First, the article deliberately reframes the problem from “shortage” to “coordination,” but India has not yet reached a stage where electricity is truly abundant and merely poorly delivered. The apparent surplus implied by 505GW of installed capacity against 229GW of peak demand does not automatically mean India has escaped supply constraints. Installed capacity is a broad statistical category that includes large volumes of low-utilization, non-dispatchable, seasonally volatile, maintenance-constrained, or fuel-limited capacity. In other words, nameplate capacity is not the same thing as reliably deliverable power.

A comparison with China makes this even clearer. China’s installed capacity is now around 3,900GW (see the chart I made below), while peak load is roughly 1,450GW, a ratio of about 2.7x. India’s comparable ratio is only around 2.2x. By that standard, India’s installed capacity is still far from ample. Moreover, over the past decade, India’s power capacity has grown faster than that of most Western economies, but it has still expanded by only about 60%, whereas China’s installed capacity increased by roughly 1.4 times over the same period. So the Indian problem is not simply that power is being coordinated badly. The system is also still underbuilt relative to the scale of what India ultimately wants its economy to become.

Second, on transmission, the article is right to identify the spatial mismatch. Renewable energy is concentrated in places such as Rajasthan, Gujarat, and Tamil Nadu, while demand is concentrated elsewhere, producing renewable curtailment and underutilized assets. This pattern is very similar to China’s. In my earlier post, Ultra-High Voltage: China’s Most Underrated “Energy Logistics Technology,” I discussed how China addressed exactly this problem. In China, more than 80% of energy resources are concentrated in the western and northern regions, while over 70% of energy consumption sits in the east and central regions. Distances between resource-rich areas and load centers often run from 1,000 to 4,000 kilometers. This spatial mismatch implies a simple truth: in China, the core task of the power system is not only to generate electricity, but to deliver it to where it is needed. That is why more than 90% of the world’s UHV transmission lines are in China. India is running into a structurally similar challenge, but without yet possessing transmission infrastructure on anything like that scale.

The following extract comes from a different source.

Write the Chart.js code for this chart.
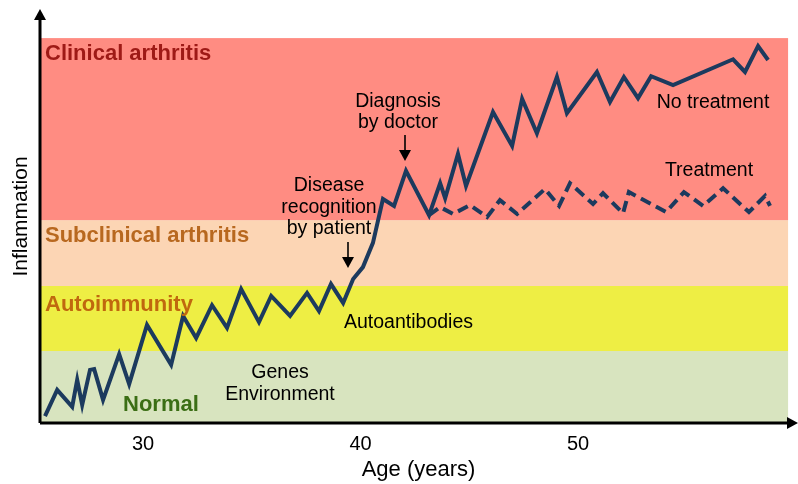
<!DOCTYPE html>
<html>
<head>
<meta charset="utf-8">
<script src="https://cdn.jsdelivr.net/npm/chart.js@4.4.0/dist/chart.umd.min.js"></script>
<style>
  html, body { margin: 0; padding: 0; background: #fff; }
  #wrap { width: 798px; height: 484px; }
</style>
</head>
<body>
<div id="wrap"><canvas id="myChart" width="798" height="484"></canvas></div>
<script>
// ages (x) and inflammation level (y, 0-100 = top of clinical band)
let noTreatAge = [25.49, 26.05, 26.74, 26.97, 27.20, 27.56, 27.75, 28.16, 28.90, 29.36,
    30.18, 31.29, 31.84, 32.44, 33.17, 33.86, 34.51, 35.33, 35.89, 36.76,
    37.54, 38.09, 38.64, 39.20, 39.66, 40.11, 40.57, 41.03, 41.54, 42.09,
    43.15, 43.66, 43.89, 44.48, 44.85, 46.09, 46.97, 47.43, 48.11, 49.03,
    49.49, 50.87, 51.47, 52.11, 52.76, 53.36, 54.37, 57.13, 57.68, 58.28, 58.74];
let noTreatLevel = [1.8, 8.6, 4.2, 11.2, 4.7, 13.8, 14.0, 6.0, 17.9, 10.1,
    25.5, 15.1, 27.8, 22.1, 30.6, 24.7, 34.8, 26.2, 33.0, 27.8,
    33.8, 29.1, 36.1, 31.2, 37.4, 40.5, 46.8, 58.2, 56.4, 65.5,
    54.0, 62.3, 58.4, 69.9, 61.6, 80.8, 72.0, 84.2, 75.3, 89.9,
    80.5, 91.2, 83.4, 89.9, 84.4, 90.1, 87.8, 94.5, 91.2, 97.9, 94.3];

let treatAge = [43.15, 43.66, 44.25, 45.03, 45.82, 46.41, 47.20, 48.48, 49.13, 49.63,
    50.69, 51.15, 52.07, 52.34, 54.05, 54.87, 55.75, 56.67, 57.86, 58.60, 58.83];
let treatLevel = [54.0, 56.1, 54.3, 56.6, 53.5, 57.9, 54.3, 60.8, 56.4, 62.3,
    56.9, 59.7, 54.5, 60.0, 54.8, 60.0, 56.4, 61.0, 54.8, 59.0, 56.4];

let ageTicks = [30, 40, 50];

// stages: name, lower, upper, fill, text colour
let stageNames = ["Normal", "Autoimmunity", "Subclinical arthritis", "Clinical arthritis"];
let stageFrom = [0, 18.7, 35.6, 52.7];
let stageTo = [18.7, 35.6, 52.7, 100];
let stageFill = ["#d8e4bf", "#eeee44", "#fcd5b4", "#ff8c82"];
let stageText = ["#3b6e15", "#c0680e", "#b8681f", "#9e1a16"];

const AGE_MIN = 25.26, AGE_MAX = 60.07, BAND_END = 59.66;
const LINE = "#1c3a5e";
const FONT = "'Liberation Sans', Arial, sans-serif";

function pts(xs, ys) {
    return xs.map(function (x, i) { return { x: x, y: ys[i] }; });
}

const bandsPlugin = {
    id: "bands",
    beforeDatasetsDraw: function (chart) {
        let ctx = chart.ctx, x = chart.scales.x, y = chart.scales.y;
        let x0 = x.getPixelForValue(AGE_MIN), x1 = x.getPixelForValue(BAND_END);
        ctx.save();
        for (let i = 0; i < stageNames.length; i++) {
            let top = y.getPixelForValue(stageTo[i]);
            let bot = y.getPixelForValue(stageFrom[i]);
            ctx.fillStyle = stageFill[i];
            ctx.fillRect(x0, top, x1 - x0, bot - top);
        }
        ctx.restore();
    }
};

function arrowDown(ctx, x, y0, y1) {
    ctx.beginPath();
    ctx.moveTo(x, y0);
    ctx.lineTo(x, y1 - 8);
    ctx.lineWidth = 1.6;
    ctx.strokeStyle = "#000";
    ctx.stroke();
    ctx.beginPath();
    ctx.moveTo(x - 6, y1 - 11);
    ctx.lineTo(x + 6, y1 - 11);
    ctx.lineTo(x, y1);
    ctx.closePath();
    ctx.fillStyle = "#000";
    ctx.fill();
}

const notesPlugin = {
    id: "notes",
    afterDatasetsDraw: function (chart) {
        let ctx = chart.ctx, a = chart.chartArea;
        ctx.save();
        ctx.textBaseline = "middle";

        // stage names
        ctx.font = "bold 22px " + FONT;
        ctx.textAlign = "left";
        let stageX = [123, 45, 45, 45];
        let stageY = [405, 305, 236, 54];
        for (let i = 0; i < stageNames.length; i++) {
            ctx.fillStyle = stageText[i];
            ctx.fillText(stageNames[i], stageX[i], stageY[i]);
        }

        // notes
        ctx.fillStyle = "#000";
        ctx.font = "19.5px " + FONT;
        ctx.textAlign = "center";
        ctx.fillText("Genes", 280, 373);
        ctx.fillText("Environment", 280, 395);
        ctx.fillText("Disease", 329, 186);
        ctx.fillText("recognition", 329, 208);
        ctx.fillText("by patient", 329, 229);
        ctx.fillText("Diagnosis", 398, 102);
        ctx.fillText("by doctor", 398, 123);
        ctx.fillText("No treatment", 713, 103);
        ctx.fillText("Treatment", 709, 171);
        ctx.textAlign = "left";
        ctx.fillText("Autoantibodies", 344, 323);

        arrowDown(ctx, 348, 242, 268);
        arrowDown(ctx, 405, 135, 161);

        // axes with arrow heads
        ctx.strokeStyle = "#000";
        ctx.fillStyle = "#000";
        ctx.lineWidth = 3;
        ctx.beginPath();
        ctx.moveTo(a.left, a.bottom);
        ctx.lineTo(a.left, a.top + 8);
        ctx.moveTo(a.left, a.bottom);
        ctx.lineTo(a.right - 8, a.bottom);
        ctx.stroke();
        ctx.beginPath();
        ctx.moveTo(a.left - 6, a.top + 10);
        ctx.lineTo(a.left + 6, a.top + 10);
        ctx.lineTo(a.left, a.top - 1);
        ctx.closePath();
        ctx.fill();
        ctx.beginPath();
        ctx.moveTo(a.right - 10, a.bottom - 6);
        ctx.lineTo(a.right - 10, a.bottom + 6);
        ctx.lineTo(a.right + 1, a.bottom);
        ctx.closePath();
        ctx.fill();
        ctx.restore();
    }
};

new Chart("myChart", {
    type: "line",
    data: {
        datasets: [{
            label: "No treatment",
            data: pts(noTreatAge, noTreatLevel),
            borderColor: LINE,
            borderWidth: 4,
            pointRadius: 0,
            tension: 0,
            borderJoinStyle: "miter"
        }, {
            label: "Treatment",
            data: pts(treatAge, treatLevel),
            borderColor: LINE,
            borderWidth: 4,
            borderDash: [11, 6],
            pointRadius: 0,
            tension: 0
        }]
    },
    options: {
        responsive: false,
        animation: false,
        events: [],
        layout: { padding: { top: 10, right: 1, left: 0, bottom: 0 } },
        plugins: {
            legend: { display: false },
            tooltip: { enabled: false }
        },
        scales: {
            x: {
                type: "linear",
                min: AGE_MIN,
                max: AGE_MAX,
                grid: { display: false, drawTicks: false },
                border: { display: false },
                afterBuildTicks: function (scale) {
                    scale.ticks = ageTicks.map(function (v) { return { value: v }; });
                },
                afterFit: function (scale) { scale.height = 61; },
                ticks: {
                    color: "#000",
                    padding: 9,
                    maxRotation: 0,
                    font: { family: FONT, size: 20 }
                },
                title: {
                    display: true,
                    text: "Age (years)",
                    color: "#000",
                    font: { family: FONT, size: 22 },
                    padding: { top: 0, bottom: 1 }
                }
            },
            y: {
                min: 0,
                max: 107.3,
                grid: { display: false },
                border: { display: false },
                afterFit: function (scale) { scale.width = 40; },
                ticks: { display: false },
                title: {
                    display: true,
                    text: "Inflammation",
                    color: "#000",
                    font: { family: FONT, size: 21 },
                    padding: { top: 9, bottom: 0 }
                }
            }
        }
    },
    plugins: [bandsPlugin, notesPlugin]
});
</script>
</body>
</html>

Third, on renewable intermittency, this is not an India-specific problem at all. It is a global one. The core issue is that renewable generation does not align perfectly with peak demand, while storage remains expensive, so the system is forced to curtail power during periods of excess supply and rely on costly thermal backup during periods of shortage. There is only one real long-term solution: massive deployment of energy storage. That is exactly why China now accounts for more than 90% of global energy storage production and sales. Without large-scale storage, no country can truly solve the intermittency problem. It can only shift the burden around within the system.

Finally, I would say that the article goes too far when it compares India’s dependence on China for renewable components, storage systems, and upstream clean-energy supply chains with the vulnerability exposed by the Strait of Hormuz in fossil-fuel imports. That analogy overextends the concept of national security. China did not achieve its current global dominance in transmission, distribution, and storage by sealing itself off. Quite the opposite. Decades ago, China actively embraced Western capital, imported Western equipment and technology, and allowed Western multinationals to earn enormous profits in the Chinese market. Only after decades of absorption, learning, scaling, and system-building did China reach its current level.

So if India now tries to wall itself off, or insists on obtaining Chinese capital and technology without Chinese influence or control, it is hard to see how it can solve these problems on its own. I discussed this issue in another post, India Wants Chinese Money & Tech Without Chinese Control. Can That Model Work?If India wants a world-class power system, it cannot rely on strategic hesitation, political fragmentation, and technological defensiveness. It has to decide whether it truly wants system-building — and system-building always begins with openness, scale, and learning.